Rows from a dataset of charts and code:
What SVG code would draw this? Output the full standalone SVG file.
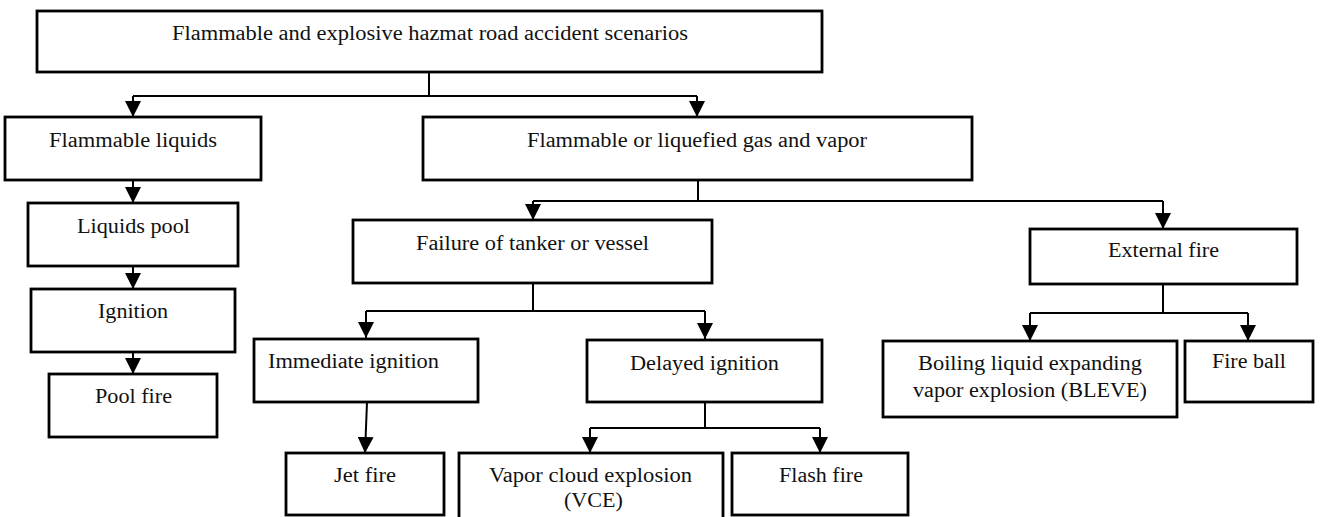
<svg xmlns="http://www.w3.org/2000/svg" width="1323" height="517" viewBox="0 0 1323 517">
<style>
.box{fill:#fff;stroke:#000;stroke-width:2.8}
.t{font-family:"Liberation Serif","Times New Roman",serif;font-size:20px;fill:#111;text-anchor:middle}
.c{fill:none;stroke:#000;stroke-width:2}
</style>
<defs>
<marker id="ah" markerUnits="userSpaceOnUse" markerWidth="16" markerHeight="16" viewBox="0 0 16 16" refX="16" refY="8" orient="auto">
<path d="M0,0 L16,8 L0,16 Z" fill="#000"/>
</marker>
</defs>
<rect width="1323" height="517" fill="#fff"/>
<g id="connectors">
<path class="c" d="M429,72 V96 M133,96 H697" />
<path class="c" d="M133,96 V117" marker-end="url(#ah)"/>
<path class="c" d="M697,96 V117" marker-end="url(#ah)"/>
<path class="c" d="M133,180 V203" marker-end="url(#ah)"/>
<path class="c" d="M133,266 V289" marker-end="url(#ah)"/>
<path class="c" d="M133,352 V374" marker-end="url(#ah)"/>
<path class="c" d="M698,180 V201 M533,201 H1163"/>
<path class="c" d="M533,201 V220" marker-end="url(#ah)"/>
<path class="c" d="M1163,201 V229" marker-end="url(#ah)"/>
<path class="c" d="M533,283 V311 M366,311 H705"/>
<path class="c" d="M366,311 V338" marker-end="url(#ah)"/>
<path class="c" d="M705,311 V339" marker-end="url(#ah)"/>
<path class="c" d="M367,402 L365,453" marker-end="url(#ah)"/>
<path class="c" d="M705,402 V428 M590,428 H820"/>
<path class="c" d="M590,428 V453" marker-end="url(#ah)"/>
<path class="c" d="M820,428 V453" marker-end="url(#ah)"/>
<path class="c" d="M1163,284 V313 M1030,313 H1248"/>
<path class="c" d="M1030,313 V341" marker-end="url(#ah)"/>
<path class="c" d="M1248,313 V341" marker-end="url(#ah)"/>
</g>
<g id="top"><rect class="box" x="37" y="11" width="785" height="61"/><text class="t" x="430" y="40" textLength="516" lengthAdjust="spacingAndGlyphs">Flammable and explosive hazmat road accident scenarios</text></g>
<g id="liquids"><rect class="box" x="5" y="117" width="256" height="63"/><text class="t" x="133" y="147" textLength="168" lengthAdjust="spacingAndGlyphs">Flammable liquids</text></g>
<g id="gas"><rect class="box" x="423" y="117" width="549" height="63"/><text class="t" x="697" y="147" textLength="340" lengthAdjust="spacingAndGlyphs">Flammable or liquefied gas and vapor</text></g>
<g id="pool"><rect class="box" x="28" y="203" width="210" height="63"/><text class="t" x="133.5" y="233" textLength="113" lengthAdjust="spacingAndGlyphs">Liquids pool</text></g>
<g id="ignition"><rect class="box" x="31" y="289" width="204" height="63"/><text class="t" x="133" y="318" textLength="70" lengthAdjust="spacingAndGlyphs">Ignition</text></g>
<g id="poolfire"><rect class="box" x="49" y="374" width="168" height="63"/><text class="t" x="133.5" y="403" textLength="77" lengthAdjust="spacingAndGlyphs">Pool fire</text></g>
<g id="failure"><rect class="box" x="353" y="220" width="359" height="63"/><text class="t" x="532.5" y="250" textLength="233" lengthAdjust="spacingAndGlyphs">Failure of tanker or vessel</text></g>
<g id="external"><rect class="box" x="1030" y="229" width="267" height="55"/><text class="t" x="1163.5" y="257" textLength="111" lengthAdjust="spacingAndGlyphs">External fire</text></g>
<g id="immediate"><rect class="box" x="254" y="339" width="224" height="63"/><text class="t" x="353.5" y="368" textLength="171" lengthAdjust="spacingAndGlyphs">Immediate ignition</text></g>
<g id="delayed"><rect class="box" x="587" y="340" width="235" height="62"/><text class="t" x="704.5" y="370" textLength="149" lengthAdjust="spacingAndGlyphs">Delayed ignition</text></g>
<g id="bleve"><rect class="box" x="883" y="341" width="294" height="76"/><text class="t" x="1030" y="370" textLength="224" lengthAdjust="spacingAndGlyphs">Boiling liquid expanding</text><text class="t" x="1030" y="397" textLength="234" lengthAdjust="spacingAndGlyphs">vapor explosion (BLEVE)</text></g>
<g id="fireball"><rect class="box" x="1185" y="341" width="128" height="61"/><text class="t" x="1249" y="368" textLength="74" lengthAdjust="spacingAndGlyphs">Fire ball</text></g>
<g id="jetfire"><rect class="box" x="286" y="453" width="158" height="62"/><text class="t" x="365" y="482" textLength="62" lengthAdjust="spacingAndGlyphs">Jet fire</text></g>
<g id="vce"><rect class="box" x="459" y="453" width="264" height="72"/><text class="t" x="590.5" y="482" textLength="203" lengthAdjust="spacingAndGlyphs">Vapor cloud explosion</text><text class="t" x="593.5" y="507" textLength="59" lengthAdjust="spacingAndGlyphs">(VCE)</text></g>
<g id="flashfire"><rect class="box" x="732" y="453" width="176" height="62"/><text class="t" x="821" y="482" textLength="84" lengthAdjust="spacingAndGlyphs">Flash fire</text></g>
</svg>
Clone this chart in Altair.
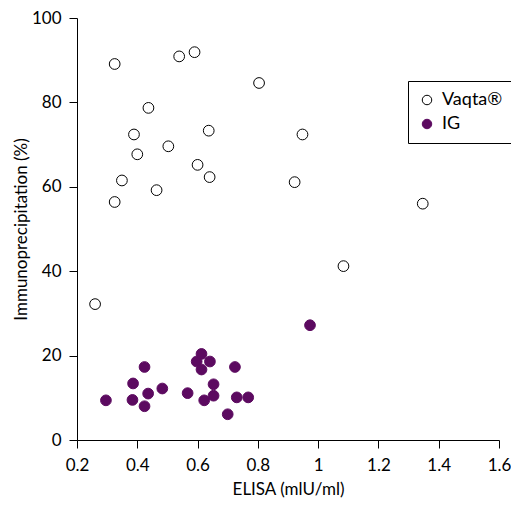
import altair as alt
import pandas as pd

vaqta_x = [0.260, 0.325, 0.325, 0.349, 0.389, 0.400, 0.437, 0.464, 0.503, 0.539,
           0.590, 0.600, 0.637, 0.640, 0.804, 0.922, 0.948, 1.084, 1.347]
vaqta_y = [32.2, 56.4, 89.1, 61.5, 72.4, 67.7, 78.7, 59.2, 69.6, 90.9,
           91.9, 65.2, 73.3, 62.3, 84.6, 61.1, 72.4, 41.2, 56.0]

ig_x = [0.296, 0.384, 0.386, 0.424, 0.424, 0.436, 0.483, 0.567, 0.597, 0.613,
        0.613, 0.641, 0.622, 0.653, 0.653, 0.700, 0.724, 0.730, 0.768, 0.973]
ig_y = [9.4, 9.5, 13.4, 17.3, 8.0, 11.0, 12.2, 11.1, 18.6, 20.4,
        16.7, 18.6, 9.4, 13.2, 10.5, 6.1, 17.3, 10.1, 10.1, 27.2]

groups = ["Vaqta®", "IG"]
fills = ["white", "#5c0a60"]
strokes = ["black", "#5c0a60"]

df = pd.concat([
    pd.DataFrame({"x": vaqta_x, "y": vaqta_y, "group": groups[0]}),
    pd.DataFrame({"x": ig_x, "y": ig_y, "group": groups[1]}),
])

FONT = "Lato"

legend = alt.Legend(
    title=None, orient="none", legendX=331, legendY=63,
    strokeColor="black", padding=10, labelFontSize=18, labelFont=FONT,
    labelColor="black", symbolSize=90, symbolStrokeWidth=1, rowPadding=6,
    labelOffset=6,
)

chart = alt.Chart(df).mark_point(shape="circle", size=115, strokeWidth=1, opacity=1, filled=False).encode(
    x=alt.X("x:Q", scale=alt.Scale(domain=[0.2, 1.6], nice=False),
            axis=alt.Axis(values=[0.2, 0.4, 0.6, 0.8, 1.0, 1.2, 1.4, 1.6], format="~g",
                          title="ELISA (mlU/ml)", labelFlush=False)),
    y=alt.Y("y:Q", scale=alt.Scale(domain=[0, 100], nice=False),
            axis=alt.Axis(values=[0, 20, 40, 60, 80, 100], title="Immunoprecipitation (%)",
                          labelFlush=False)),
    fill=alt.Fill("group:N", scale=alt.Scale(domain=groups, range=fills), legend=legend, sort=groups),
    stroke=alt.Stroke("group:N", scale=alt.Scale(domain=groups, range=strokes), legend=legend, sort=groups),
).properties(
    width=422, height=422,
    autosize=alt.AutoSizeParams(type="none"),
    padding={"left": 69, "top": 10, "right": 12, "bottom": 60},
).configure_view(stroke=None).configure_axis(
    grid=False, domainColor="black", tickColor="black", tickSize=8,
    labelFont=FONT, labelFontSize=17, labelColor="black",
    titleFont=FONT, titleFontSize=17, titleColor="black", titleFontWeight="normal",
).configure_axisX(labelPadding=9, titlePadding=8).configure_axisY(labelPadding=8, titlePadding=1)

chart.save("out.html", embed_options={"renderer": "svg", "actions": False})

• **PROBLEM TO SOLVE**:
Repeat exactly, and only, the entries from the line with "Clone this chart in Altair." through the line with "91.9, 65.2, 73.3, 62.3, 84.6, 61.1, 72.4, 41.2, 56.0]". Pictures are skipped.

• **RESPONSE TO THE TASK**:
Clone this chart in Altair.
import altair as alt
import pandas as pd

vaqta_x = [0.260, 0.325, 0.325, 0.349, 0.389, 0.400, 0.437, 0.464, 0.503, 0.539,
           0.590, 0.600, 0.637, 0.640, 0.804, 0.922, 0.948, 1.084, 1.347]
vaqta_y = [32.2, 56.4, 89.1, 61.5, 72.4, 67.7, 78.7, 59.2, 69.6, 90.9,
           91.9, 65.2, 73.3, 62.3, 84.6, 61.1, 72.4, 41.2, 56.0]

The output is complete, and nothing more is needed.